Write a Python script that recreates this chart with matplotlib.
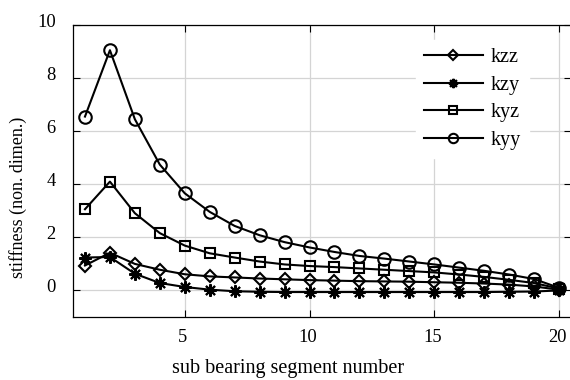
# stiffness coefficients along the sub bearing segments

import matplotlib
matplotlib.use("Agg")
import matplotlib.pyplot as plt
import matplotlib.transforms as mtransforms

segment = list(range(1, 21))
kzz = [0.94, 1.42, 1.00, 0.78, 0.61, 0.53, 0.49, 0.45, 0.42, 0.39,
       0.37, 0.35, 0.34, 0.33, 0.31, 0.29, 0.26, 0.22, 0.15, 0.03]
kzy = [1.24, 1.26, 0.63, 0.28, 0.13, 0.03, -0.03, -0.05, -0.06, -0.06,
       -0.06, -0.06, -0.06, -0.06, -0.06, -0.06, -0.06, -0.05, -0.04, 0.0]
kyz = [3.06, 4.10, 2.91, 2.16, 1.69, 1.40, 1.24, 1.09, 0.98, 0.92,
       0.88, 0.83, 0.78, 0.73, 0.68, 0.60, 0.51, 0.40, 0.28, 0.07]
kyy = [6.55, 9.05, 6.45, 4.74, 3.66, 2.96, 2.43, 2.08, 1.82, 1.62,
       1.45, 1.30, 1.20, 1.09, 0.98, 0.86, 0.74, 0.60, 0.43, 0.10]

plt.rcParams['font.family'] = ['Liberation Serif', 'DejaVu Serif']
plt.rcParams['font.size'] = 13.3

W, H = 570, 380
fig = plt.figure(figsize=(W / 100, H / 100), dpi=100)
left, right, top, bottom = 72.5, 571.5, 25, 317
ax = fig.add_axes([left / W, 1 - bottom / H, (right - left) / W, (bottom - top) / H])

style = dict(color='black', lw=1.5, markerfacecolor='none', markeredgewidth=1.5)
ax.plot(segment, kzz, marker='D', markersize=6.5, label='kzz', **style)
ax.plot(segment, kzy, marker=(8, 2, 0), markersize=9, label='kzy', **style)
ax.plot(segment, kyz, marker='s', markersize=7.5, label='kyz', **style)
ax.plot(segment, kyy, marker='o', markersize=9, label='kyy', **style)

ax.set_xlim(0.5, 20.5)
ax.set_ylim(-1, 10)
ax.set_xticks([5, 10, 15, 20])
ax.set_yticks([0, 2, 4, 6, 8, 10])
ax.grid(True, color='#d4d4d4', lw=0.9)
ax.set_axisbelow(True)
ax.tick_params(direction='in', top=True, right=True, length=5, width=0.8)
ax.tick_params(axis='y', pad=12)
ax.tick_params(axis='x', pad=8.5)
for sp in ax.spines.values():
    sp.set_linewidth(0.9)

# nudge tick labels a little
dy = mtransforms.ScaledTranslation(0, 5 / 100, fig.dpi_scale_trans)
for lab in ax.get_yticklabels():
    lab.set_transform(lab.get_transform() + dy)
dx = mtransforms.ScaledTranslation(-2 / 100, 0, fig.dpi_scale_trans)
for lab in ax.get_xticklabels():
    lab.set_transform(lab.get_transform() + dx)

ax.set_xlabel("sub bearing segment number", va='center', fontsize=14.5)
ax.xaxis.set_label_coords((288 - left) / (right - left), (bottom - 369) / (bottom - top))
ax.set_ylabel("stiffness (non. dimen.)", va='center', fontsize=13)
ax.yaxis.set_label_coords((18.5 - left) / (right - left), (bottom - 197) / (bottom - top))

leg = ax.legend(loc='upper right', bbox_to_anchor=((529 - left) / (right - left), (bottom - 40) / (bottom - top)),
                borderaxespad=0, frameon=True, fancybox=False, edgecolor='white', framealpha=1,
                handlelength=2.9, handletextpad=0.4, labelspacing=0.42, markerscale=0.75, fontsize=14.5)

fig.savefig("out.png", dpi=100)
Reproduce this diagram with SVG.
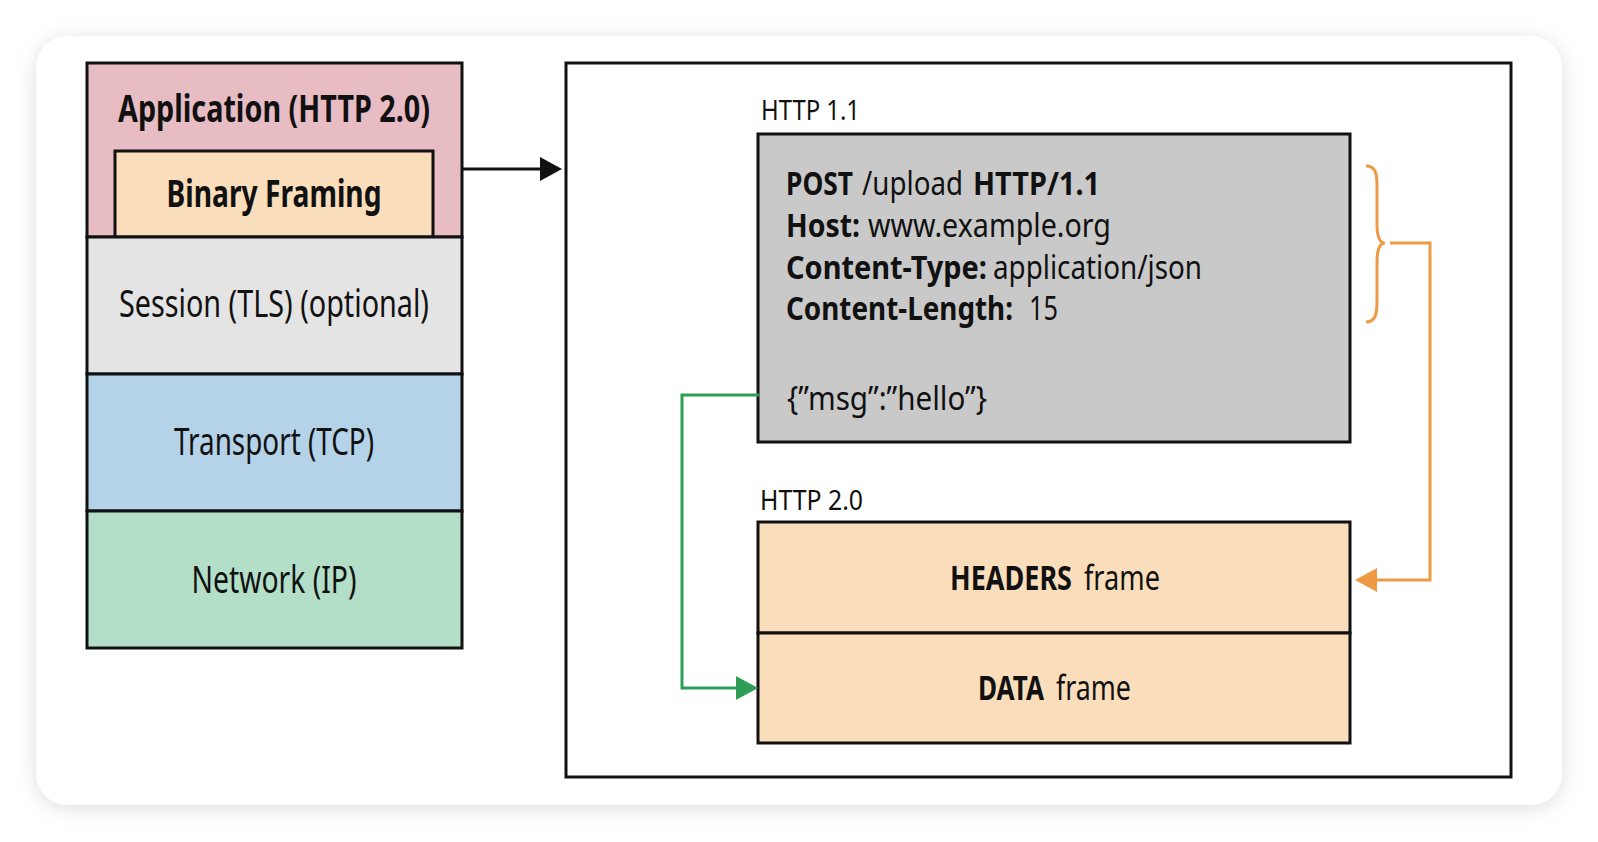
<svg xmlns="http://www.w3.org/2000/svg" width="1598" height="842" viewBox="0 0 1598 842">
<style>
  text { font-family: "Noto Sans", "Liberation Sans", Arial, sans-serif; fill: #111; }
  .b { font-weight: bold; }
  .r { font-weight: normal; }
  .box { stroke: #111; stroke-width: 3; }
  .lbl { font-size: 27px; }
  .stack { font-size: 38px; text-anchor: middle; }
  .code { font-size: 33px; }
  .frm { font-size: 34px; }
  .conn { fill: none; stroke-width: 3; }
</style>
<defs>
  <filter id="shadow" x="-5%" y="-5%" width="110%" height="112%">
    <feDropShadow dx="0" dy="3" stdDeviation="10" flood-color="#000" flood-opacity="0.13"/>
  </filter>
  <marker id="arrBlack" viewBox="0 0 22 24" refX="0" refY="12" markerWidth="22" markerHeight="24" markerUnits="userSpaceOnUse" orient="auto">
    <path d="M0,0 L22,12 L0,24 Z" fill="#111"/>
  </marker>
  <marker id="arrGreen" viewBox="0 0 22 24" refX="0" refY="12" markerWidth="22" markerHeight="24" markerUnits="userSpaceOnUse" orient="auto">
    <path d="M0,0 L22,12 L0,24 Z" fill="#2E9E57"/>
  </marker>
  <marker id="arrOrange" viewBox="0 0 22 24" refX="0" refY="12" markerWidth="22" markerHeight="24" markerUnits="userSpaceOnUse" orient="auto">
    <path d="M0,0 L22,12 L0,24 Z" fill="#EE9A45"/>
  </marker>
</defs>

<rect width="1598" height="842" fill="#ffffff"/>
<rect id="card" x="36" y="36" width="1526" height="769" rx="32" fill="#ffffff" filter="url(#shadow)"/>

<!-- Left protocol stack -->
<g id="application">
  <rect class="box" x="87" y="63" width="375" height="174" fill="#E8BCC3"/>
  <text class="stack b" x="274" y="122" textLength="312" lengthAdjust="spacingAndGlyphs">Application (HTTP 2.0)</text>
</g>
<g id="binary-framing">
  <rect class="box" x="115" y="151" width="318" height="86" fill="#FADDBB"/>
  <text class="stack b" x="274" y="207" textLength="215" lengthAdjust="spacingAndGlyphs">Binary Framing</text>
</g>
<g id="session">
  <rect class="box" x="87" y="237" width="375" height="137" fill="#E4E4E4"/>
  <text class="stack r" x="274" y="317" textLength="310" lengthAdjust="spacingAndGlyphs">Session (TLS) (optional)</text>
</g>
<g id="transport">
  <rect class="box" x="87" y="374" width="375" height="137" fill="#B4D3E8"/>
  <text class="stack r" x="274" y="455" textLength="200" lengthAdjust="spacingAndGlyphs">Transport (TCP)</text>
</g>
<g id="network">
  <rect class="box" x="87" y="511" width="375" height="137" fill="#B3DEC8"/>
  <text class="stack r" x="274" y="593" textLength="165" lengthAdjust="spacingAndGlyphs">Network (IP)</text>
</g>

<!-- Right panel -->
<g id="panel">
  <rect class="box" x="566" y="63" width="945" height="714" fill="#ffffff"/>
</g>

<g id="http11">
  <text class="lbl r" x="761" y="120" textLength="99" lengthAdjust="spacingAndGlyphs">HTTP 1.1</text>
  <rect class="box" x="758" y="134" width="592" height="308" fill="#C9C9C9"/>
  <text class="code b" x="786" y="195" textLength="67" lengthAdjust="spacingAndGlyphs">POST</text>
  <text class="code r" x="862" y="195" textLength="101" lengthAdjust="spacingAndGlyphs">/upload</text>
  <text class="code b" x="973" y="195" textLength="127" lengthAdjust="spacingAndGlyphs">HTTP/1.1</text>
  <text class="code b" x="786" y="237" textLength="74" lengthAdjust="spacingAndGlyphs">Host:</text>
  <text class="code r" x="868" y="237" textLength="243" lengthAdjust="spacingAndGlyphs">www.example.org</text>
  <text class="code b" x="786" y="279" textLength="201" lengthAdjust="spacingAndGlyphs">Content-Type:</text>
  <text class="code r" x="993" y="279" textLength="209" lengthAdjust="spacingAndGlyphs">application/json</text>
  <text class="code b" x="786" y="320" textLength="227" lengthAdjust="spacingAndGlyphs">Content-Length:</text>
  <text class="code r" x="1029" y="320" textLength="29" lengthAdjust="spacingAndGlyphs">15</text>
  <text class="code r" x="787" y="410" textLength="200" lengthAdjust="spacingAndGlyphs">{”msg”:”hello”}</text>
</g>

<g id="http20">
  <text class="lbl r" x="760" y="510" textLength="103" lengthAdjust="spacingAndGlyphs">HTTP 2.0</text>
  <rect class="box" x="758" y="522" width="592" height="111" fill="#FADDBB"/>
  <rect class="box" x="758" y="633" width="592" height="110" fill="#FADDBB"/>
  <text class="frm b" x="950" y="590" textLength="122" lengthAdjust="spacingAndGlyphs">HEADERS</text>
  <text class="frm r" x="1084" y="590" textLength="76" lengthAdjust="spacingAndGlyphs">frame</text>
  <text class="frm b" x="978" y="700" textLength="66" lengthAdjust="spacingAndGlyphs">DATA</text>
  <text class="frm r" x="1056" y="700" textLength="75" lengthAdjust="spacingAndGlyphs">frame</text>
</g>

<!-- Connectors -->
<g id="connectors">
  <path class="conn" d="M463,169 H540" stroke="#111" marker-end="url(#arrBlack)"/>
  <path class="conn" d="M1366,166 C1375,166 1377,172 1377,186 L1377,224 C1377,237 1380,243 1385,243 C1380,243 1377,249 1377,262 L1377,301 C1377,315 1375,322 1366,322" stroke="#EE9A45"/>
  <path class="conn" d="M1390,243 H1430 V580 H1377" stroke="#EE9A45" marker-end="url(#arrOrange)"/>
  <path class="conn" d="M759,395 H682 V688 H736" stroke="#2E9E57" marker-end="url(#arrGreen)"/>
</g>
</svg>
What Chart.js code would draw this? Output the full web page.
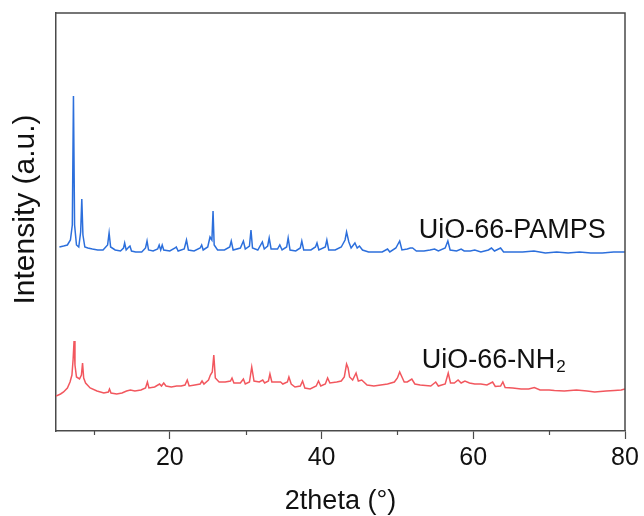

════

> **Do this**
Copy out each line of the data where the string "matplotlib" appears.

> **Result for this exercise**
Write a Python script that recreates this chart with matplotlib.
import matplotlib
matplotlib.use("Agg")
import matplotlib.pyplot as plt
import matplotlib.transforms as mtransforms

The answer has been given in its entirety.